Amin et al. [21] developed a numerical model to predict the performance of beam–column connections (BCCs) with nearby web openings under cyclic loading. The model was validated using experimental results and other numerical models. The parametric study investigated the effects of reinforcements around the opening, reinforcement stirrups, opening proximity to support, and opening aspect ratio. Key findings include the significant impact of reinforcement around the opening in enhancing the failure load, particularly for wide rectangular openings near supports. Reinforcement in the connection core has a lesser impact on enhancing failure load compared to reinforcement around the opening and is more efficient with square openings near supports. Opening proximity to support significantly reduces the failure load compared to control BCC without openings, especially for wide rectangular openings without reinforcement. Additionally, failure load decreases by 37.78% and 27.04% for wide rectangular and square openings without reinforcement, respectively. With reinforcement, the decreases are 24.16% and 15.21%, respectively.

6. Conclusions

• The presence of openings in beams notably alters their structural behavior and failure patterns. While solid beams tend to fail along a single diagonal crack, beams with openings exhibit failure through multiple diagonal cracks around the opening areas. This change in failure mode is a critical factor in assessing the structural integrity and safety of beams with openings.
• Beams with circular openings generally demonstrate a higher load-bearing capacity and lower deflection compared to those with other shapes of openings. This finding suggests that the shape of the opening is a significant factor in determining the overall performance of the beam.
• The stability of the chord parts, notably the compression chord, combined with deflection serviceability requirements, dictates the size of an opening. It is better to have multiple smaller openings rather than one large opening if the opening gets too big.
• Openings are ideally located in the middle of the section and sized to ensure enough concrete coverage for the chords above and below. The aim is to have sufficient concrete for ultimate compression during bending and enough depth for efficient shear reinforcement.

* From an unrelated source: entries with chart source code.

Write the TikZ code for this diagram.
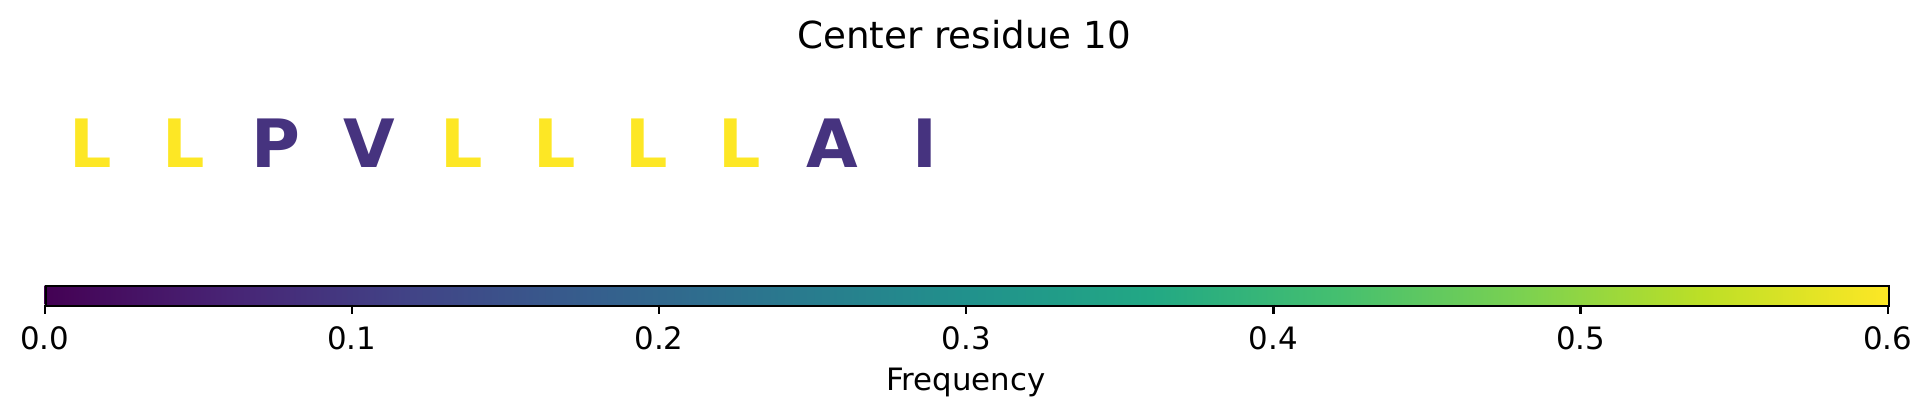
\documentclass[tikz,border=0pt]{standalone}
\usepackage{fontspec}
\setmainfont{DejaVu Sans}
\definecolor{vyel}{HTML}{FDE725}
\definecolor{vpur}{HTML}{46337F}
\pgfdeclarehorizontalshading{viridis}{100bp}{%
rgb(0bp)=(0.267,0.004,0.329);
rgb(25bp)=(0.267,0.004,0.329);
rgb(30bp)=(0.282,0.141,0.459);
rgb(35bp)=(0.255,0.267,0.529);
rgb(40bp)=(0.208,0.373,0.553);
rgb(45bp)=(0.165,0.471,0.557);
rgb(50bp)=(0.129,0.569,0.549);
rgb(55bp)=(0.133,0.659,0.518);
rgb(60bp)=(0.267,0.749,0.439);
rgb(65bp)=(0.478,0.820,0.318);
rgb(70bp)=(0.741,0.875,0.149);
rgb(75bp)=(0.992,0.906,0.145);
rgb(100bp)=(0.992,0.906,0.145)}
\tikzset{
  logo/.style={inner sep=0pt, anchor=base, font=\fontsize{24}{28}\selectfont\bfseries},
  ticklab/.style={inner sep=0pt, anchor=base, font=\fontsize{11.1}{13}\selectfont},
  tickmark/.style={line width=0.8pt},
}
\begin{document}
\begin{tikzpicture}[x=0.36pt, y=-0.36pt]
\useasboundingbox (0,0) rectangle (1932,416);
% title
\node[inner sep=0pt, anchor=base, font=\fontsize{13.4}{15}\selectfont] (title) at (964,48.5) {Center residue 10};
% letters
\foreach \ch/\col [count=\i from 0] in {L/vyel,L/vyel,P/vpur,V/vpur,L/vyel,L/vyel,L/vyel,L/vyel,A/vpur,I/vpur}{
  \node[logo, text=\col] (let\i) at ({91+92.67*\i},167.3) {\ch};
}
% colorbar
\shade[shading=viridis] (44.7,285) rectangle (1887.7,304.7);
\node[draw, line width=0.8pt, inner sep=0pt, minimum width=1843*0.36pt, minimum height=19.7*0.36pt, anchor=north west] (cbar) at (44.7,285) {};
\foreach \v [count=\k from 0] in {0.0,0.1,0.2,0.3,0.4,0.5,0.6}{
  \coordinate (tk\k) at ({44.7+307.17*\k},304.7);
  \coordinate (te\k) at ({44.7+307.17*\k},314.4);
  \draw[tickmark] (tk\k) -- (te\k);
  \node[ticklab] (tl\k) at ({44.7+307.17*\k},349) {\v};
}
\node[ticklab] (xlabel) at (966,390) {Frequency};
\end{tikzpicture}
\end{document}
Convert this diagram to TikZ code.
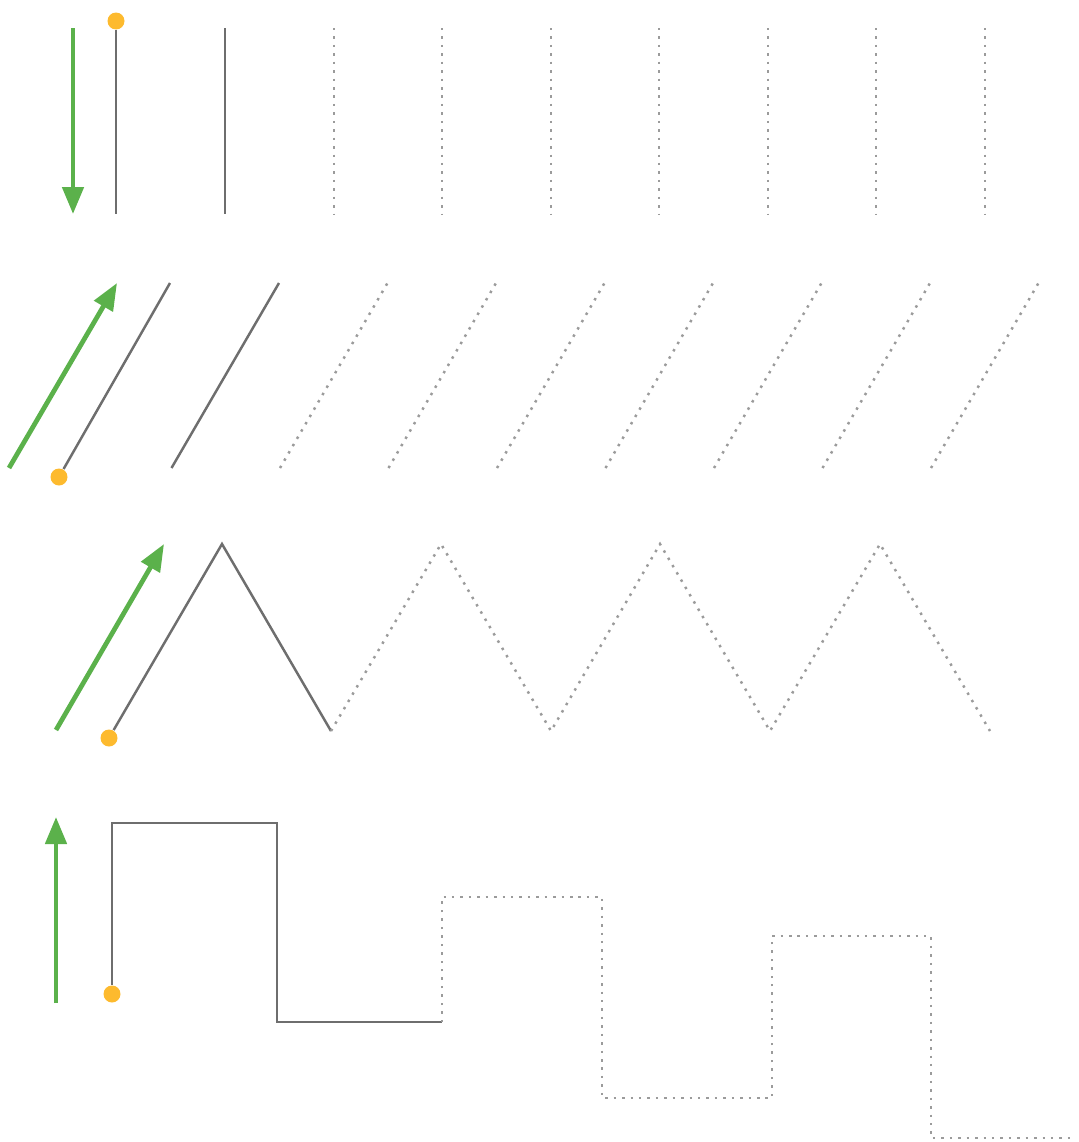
\documentclass[tikz,border=0pt]{standalone}
\usepackage{tikz}
\usetikzlibrary{arrows.meta}
\definecolor{mygreen}{HTML}{5BB14B}
\definecolor{myorange}{HTML}{FDBA2E}
\definecolor{mygray}{HTML}{6E6E6E}
\definecolor{mylightgray}{HTML}{9B9B9B}
\tikzset{
	dirarrow/.style={
			draw=mygreen,
			line width=1.35pt,
			-{Triangle[length=2.7mm, width=2.1mm]}
		},
	solidline/.style={
			draw=mygray,
			line width=0.7pt
		},
	dotline/.style={
			draw=mylightgray,
			line width=0.7pt,
			dash pattern=on 0.7pt off 1.7pt
		},
	startdot/.style={
			circle,
			draw=none,
			fill=myorange,
			minimum size=1.7mm,
			inner sep=0pt
		}
}

\begin{document}
\begin{tikzpicture}[x=0.1mm, y=-0.1mm]
\useasboundingbox (0,0) rectangle (1078,1142);

% row 1
\node[startdot] (d1) at (116,21) {};
\draw[dirarrow] (73,28) -- (73,214);
\draw[solidline] (d1) -- (116,214);
\draw[solidline] (225,28) -- (225,214);
\foreach \x in {334,442,551,659,768,876,985}
	\draw[dotline] (\x,28) -- (\x,214);

% row 2
\node[startdot] (d2) at (59,477) {};
\draw[dirarrow] (9,468) -- (117,283);
\draw[solidline] (d2) -- (170,283);
\draw[solidline] (171.5,468) -- (279,283);
\foreach \x in {280,388.5,497,605.5,714,822.5,931}
	\draw[dotline] (\x,468) -- ++(107.5,-185);

% row 3
\node[startdot] (d3) at (109,738) {};
\draw[dirarrow] (56,730) -- (164,544);
\draw[solidline] (d3) -- (222,544) -- (331,731);
\draw[dotline] (331,731) -- (441,544) -- (551,731) -- (660,544)
	-- (770,731) -- (880,544) -- (990,731);

% row 4
\node[startdot] (d4) at (112,994) {};
\draw[dirarrow] (56,1003) -- (56,817);
\draw[solidline] (d4) -- (112,823) -- (277,823) -- (277,1022) -- (442,1022);
\draw[dotline] (442,1022) -- (442,897) -- (602,897) -- (602,1098) -- (772,1098)
	-- (772,936) -- (931,936) -- (931,1138) -- (1073,1138);

\end{tikzpicture}
\end{document}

• To avoid a region vulnerable to shear failure, openings should not be nearer than half the beam depth (D) to the supports.
• The length of the openings is limited by the stability of the chord elements, the compression chord, and serviceability deflection requirements.
• The opening’s depth is vital, with a suggested cap of 20% of the total beam depth (0.2 d) to prevent over 10% capacity reduction. The spread of reinforcements affects the beam’s strength, recommending a span of 0.1–0.2 h for basic supported beams, limiting capacity losses to between 0.3% and 12%.
• An increase in the diameter of circular openings led to decreased load capacity at failure. The diameter of the opening has a more noticeable effect than the number of openings.
• Ensuring that longitudinal reinforcement continues through openings with proper anchorage guarantees better force distribution and preserves the joint’s structural integrity.
• The presence of flanges in concrete beam and additional reinforcement, particularly around the openings, can enhance the structural performance of the beam. Flanges provide early warning signs of failure and contribute to improved load distribution, while additional reinforcement can mitigate the adverse effects of openings on the beam’s strength and stiffness.
• The use of FRP strengthening methods has been shown to be effective in enhancing the performance of reinforced concrete beams with web openings. This technique is particularly beneficial in scenarios where traditional reinforcement methods are not feasible, such as when openings are created post construction or through drilling.
• To mitigate the negative effects of openings on beam–column joints and enhance cyclic performance, adequate reinforcement detailing around the openings is essential. This includes the use of horizontal and vertical reinforcement bars to provide sufficient confinement and improve the structural integrity of the beam–column connection.